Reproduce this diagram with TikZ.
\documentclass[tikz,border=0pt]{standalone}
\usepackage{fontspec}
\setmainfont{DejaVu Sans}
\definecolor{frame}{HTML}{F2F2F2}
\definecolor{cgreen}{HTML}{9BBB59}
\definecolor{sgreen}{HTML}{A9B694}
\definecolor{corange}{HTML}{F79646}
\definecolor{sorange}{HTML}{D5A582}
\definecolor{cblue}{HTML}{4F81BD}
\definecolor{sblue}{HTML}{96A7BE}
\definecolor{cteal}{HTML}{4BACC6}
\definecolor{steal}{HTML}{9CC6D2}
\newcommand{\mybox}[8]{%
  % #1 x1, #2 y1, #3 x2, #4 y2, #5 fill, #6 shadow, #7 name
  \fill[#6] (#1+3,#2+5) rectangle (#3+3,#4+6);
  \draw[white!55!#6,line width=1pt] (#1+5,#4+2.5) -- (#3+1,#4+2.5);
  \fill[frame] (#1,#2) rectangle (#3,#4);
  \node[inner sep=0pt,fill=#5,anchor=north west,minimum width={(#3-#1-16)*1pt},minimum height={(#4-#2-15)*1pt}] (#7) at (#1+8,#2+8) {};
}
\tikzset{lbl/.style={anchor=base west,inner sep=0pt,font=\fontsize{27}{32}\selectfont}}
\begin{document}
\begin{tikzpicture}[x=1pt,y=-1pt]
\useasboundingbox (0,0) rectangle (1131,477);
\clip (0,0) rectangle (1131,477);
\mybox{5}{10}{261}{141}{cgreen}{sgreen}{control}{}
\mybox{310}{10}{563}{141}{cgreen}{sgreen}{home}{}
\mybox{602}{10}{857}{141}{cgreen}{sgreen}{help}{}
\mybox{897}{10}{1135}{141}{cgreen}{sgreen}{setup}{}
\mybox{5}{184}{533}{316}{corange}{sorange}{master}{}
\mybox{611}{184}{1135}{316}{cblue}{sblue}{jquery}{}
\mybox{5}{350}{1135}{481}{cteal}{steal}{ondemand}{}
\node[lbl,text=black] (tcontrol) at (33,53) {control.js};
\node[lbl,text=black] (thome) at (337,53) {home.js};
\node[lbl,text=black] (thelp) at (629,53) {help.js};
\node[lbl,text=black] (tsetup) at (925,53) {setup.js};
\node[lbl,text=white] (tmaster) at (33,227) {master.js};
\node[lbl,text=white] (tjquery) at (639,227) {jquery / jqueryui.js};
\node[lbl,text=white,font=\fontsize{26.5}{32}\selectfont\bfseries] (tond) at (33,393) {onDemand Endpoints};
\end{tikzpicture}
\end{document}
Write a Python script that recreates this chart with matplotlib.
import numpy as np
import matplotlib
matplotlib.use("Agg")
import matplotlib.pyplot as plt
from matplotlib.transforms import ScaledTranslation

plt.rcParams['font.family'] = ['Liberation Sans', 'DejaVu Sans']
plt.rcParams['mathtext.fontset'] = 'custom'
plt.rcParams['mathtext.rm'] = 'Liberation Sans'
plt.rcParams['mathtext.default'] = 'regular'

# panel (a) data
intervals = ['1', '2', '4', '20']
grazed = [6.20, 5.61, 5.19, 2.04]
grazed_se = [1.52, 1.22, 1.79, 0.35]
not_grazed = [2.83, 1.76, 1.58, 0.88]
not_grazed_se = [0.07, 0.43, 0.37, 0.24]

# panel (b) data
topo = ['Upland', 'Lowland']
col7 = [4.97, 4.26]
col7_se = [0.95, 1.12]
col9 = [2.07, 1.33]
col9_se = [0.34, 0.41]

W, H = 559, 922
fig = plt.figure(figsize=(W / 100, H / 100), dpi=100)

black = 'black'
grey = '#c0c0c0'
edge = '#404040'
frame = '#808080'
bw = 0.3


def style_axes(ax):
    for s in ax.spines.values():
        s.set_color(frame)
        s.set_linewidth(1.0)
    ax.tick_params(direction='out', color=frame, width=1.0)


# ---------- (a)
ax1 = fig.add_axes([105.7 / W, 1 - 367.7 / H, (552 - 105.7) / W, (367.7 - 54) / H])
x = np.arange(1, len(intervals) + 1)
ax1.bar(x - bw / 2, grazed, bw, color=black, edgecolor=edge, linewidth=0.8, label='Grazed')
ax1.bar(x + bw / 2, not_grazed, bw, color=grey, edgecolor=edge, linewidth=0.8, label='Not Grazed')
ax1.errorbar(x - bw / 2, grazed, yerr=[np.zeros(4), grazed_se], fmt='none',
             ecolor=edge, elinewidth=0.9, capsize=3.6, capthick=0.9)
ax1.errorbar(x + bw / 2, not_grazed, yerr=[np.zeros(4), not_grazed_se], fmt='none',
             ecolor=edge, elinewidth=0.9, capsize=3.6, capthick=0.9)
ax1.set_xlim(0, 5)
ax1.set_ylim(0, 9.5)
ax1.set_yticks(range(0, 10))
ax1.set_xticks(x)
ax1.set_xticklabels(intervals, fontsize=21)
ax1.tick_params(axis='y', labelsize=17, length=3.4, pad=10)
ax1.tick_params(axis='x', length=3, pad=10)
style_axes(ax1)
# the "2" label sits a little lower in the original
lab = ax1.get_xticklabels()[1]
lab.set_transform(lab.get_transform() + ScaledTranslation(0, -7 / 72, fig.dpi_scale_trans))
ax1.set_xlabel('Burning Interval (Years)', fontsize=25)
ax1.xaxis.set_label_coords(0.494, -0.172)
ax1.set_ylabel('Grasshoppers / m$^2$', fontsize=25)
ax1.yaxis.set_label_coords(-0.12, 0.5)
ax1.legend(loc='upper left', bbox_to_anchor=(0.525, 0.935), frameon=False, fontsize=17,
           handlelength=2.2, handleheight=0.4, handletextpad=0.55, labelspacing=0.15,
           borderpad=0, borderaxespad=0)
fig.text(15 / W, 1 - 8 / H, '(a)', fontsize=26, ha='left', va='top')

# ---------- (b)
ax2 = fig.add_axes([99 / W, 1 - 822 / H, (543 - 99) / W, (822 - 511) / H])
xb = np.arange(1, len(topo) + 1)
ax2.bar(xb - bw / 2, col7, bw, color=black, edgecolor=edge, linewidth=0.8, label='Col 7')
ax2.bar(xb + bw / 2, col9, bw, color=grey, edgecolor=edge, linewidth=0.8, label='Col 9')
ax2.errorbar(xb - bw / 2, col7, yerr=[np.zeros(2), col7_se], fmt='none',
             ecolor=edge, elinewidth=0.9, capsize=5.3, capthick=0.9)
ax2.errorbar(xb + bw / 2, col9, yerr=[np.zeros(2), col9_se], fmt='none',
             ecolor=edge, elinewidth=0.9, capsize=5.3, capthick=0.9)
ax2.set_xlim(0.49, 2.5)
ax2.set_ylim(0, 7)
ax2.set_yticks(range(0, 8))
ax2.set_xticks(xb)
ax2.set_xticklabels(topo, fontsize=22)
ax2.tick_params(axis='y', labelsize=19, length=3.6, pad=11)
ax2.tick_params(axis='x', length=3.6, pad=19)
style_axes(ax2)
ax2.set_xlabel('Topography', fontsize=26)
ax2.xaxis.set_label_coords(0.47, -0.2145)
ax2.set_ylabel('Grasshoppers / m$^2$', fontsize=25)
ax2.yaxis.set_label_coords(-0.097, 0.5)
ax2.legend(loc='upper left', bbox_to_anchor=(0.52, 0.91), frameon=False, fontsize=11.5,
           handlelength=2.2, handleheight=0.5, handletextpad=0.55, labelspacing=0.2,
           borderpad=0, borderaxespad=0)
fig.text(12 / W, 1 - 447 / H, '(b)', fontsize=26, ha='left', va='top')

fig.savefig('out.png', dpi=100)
=======
What to do: Would you reproduce all the entries exactly?

Output of the task:
Reproduce this diagram with TikZ.
\documentclass[tikz,border=0pt]{standalone}
\usepackage{fontspec}
\setmainfont{DejaVu Sans}
\definecolor{frame}{HTML}{F2F2F2}
\definecolor{cgreen}{HTML}{9BBB59}
\definecolor{sgreen}{HTML}{A9B694}
\definecolor{corange}{HTML}{F79646}
\definecolor{sorange}{HTML}{D5A582}
\definecolor{cblue}{HTML}{4F81BD}
\definecolor{sblue}{HTML}{96A7BE}
\definecolor{cteal}{HTML}{4BACC6}
\definecolor{steal}{HTML}{9CC6D2}
\newcommand{\mybox}[8]{%
  % #1 x1, #2 y1, #3 x2, #4 y2, #5 fill, #6 shadow, #7 name
  \fill[#6] (#1+3,#2+5) rectangle (#3+3,#4+6);
  \draw[white!55!#6,line width=1pt] (#1+5,#4+2.5) -- (#3+1,#4+2.5);
  \fill[frame] (#1,#2) rectangle (#3,#4);
  \node[inner sep=0pt,fill=#5,anchor=north west,minimum width={(#3-#1-16)*1pt},minimum height={(#4-#2-15)*1pt}] (#7) at (#1+8,#2+8) {};
}
\tikzset{lbl/.style={anchor=base west,inner sep=0pt,font=\fontsize{27}{32}\selectfont}}
\begin{document}
\begin{tikzpicture}[x=1pt,y=-1pt]
\useasboundingbox (0,0) rectangle (1131,477);
\clip (0,0) rectangle (1131,477);
\mybox{5}{10}{261}{141}{cgreen}{sgreen}{control}{}
\mybox{310}{10}{563}{141}{cgreen}{sgreen}{home}{}
\mybox{602}{10}{857}{141}{cgreen}{sgreen}{help}{}
\mybox{897}{10}{1135}{141}{cgreen}{sgreen}{setup}{}
\mybox{5}{184}{533}{316}{corange}{sorange}{master}{}
\mybox{611}{184}{1135}{316}{cblue}{sblue}{jquery}{}
\mybox{5}{350}{1135}{481}{cteal}{steal}{ondemand}{}
\node[lbl,text=black] (tcontrol) at (33,53) {control.js};
\node[lbl,text=black] (thome) at (337,53) {home.js};
\node[lbl,text=black] (thelp) at (629,53) {help.js};
\node[lbl,text=black] (tsetup) at (925,53) {setup.js};
\node[lbl,text=white] (tmaster) at (33,227) {master.js};
\node[lbl,text=white] (tjquery) at (639,227) {jquery / jqueryui.js};
\node[lbl,text=white,font=\fontsize{26.5}{32}\selectfont\bfseries] (tond) at (33,393) {onDemand Endpoints};
\end{tikzpicture}
\end{document}
Write a Python script that recreates this chart with matplotlib.
import numpy as np
import matplotlib
matplotlib.use("Agg")
import matplotlib.pyplot as plt
from matplotlib.transforms import ScaledTranslation

plt.rcParams['font.family'] = ['Liberation Sans', 'DejaVu Sans']
plt.rcParams['mathtext.fontset'] = 'custom'
plt.rcParams['mathtext.rm'] = 'Liberation Sans'
plt.rcParams['mathtext.default'] = 'regular'

# panel (a) data
intervals = ['1', '2', '4', '20']
grazed = [6.20, 5.61, 5.19, 2.04]
grazed_se = [1.52, 1.22, 1.79, 0.35]
not_grazed = [2.83, 1.76, 1.58, 0.88]
not_grazed_se = [0.07, 0.43, 0.37, 0.24]

# panel (b) data
topo = ['Upland', 'Lowland']
col7 = [4.97, 4.26]
col7_se = [0.95, 1.12]
col9 = [2.07, 1.33]
col9_se = [0.34, 0.41]

W, H = 559, 922
fig = plt.figure(figsize=(W / 100, H / 100), dpi=100)

black = 'black'
grey = '#c0c0c0'
edge = '#404040'
frame = '#808080'
bw = 0.3


def style_axes(ax):
    for s in ax.spines.values():
        s.set_color(frame)
        s.set_linewidth(1.0)
    ax.tick_params(direction='out', color=frame, width=1.0)


# ---------- (a)
ax1 = fig.add_axes([105.7 / W, 1 - 367.7 / H, (552 - 105.7) / W, (367.7 - 54) / H])
x = np.arange(1, len(intervals) + 1)
ax1.bar(x - bw / 2, grazed, bw, color=black, edgecolor=edge, linewidth=0.8, label='Grazed')
ax1.bar(x + bw / 2, not_grazed, bw, color=grey, edgecolor=edge, linewidth=0.8, label='Not Grazed')
ax1.errorbar(x - bw / 2, grazed, yerr=[np.zeros(4), grazed_se], fmt='none',
             ecolor=edge, elinewidth=0.9, capsize=3.6, capthick=0.9)
ax1.errorbar(x + bw / 2, not_grazed, yerr=[np.zeros(4), not_grazed_se], fmt='none',
             ecolor=edge, elinewidth=0.9, capsize=3.6, capthick=0.9)
ax1.set_xlim(0, 5)
ax1.set_ylim(0, 9.5)
ax1.set_yticks(range(0, 10))
ax1.set_xticks(x)
ax1.set_xticklabels(intervals, fontsize=21)
ax1.tick_params(axis='y', labelsize=17, length=3.4, pad=10)
ax1.tick_params(axis='x', length=3, pad=10)
style_axes(ax1)
# the "2" label sits a little lower in the original
lab = ax1.get_xticklabels()[1]
lab.set_transform(lab.get_transform() + ScaledTranslation(0, -7 / 72, fig.dpi_scale_trans))
ax1.set_xlabel('Burning Interval (Years)', fontsize=25)
ax1.xaxis.set_label_coords(0.494, -0.172)
ax1.set_ylabel('Grasshoppers / m$^2$', fontsize=25)
ax1.yaxis.set_label_coords(-0.12, 0.5)
ax1.legend(loc='upper left', bbox_to_anchor=(0.525, 0.935), frameon=False, fontsize=17,
           handlelength=2.2, handleheight=0.4, handletextpad=0.55, labelspacing=0.15,
           borderpad=0, borderaxespad=0)
fig.text(15 / W, 1 - 8 / H, '(a)', fontsize=26, ha='left', va='top')

# ---------- (b)
ax2 = fig.add_axes([99 / W, 1 - 822 / H, (543 - 99) / W, (822 - 511) / H])
xb = np.arange(1, len(topo) + 1)
ax2.bar(xb - bw / 2, col7, bw, color=black, edgecolor=edge, linewidth=0.8, label='Col 7')
ax2.bar(xb + bw / 2, col9, bw, color=grey, edgecolor=edge, linewidth=0.8, label='Col 9')
ax2.errorbar(xb - bw / 2, col7, yerr=[np.zeros(2), col7_se], fmt='none',
             ecolor=edge, elinewidth=0.9, capsize=5.3, capthick=0.9)
ax2.errorbar(xb + bw / 2, col9, yerr=[np.zeros(2), col9_se], fmt='none',
             ecolor=edge, elinewidth=0.9, capsize=5.3, capthick=0.9)
ax2.set_xlim(0.49, 2.5)
ax2.set_ylim(0, 7)
ax2.set_yticks(range(0, 8))
ax2.set_xticks(xb)
ax2.set_xticklabels(topo, fontsize=22)
ax2.tick_params(axis='y', labelsize=19, length=3.6, pad=11)
ax2.tick_params(axis='x', length=3.6, pad=19)
style_axes(ax2)
ax2.set_xlabel('Topography', fontsize=26)
ax2.xaxis.set_label_coords(0.47, -0.2145)
ax2.set_ylabel('Grasshoppers / m$^2$', fontsize=25)
ax2.yaxis.set_label_coords(-0.097, 0.5)
ax2.legend(loc='upper left', bbox_to_anchor=(0.52, 0.91), frameon=False, fontsize=11.5,
           handlelength=2.2, handleheight=0.5, handletextpad=0.55, labelspacing=0.2,
           borderpad=0, borderaxespad=0)
fig.text(12 / W, 1 - 447 / H, '(b)', fontsize=26, ha='left', va='top')

fig.savefig('out.png', dpi=100)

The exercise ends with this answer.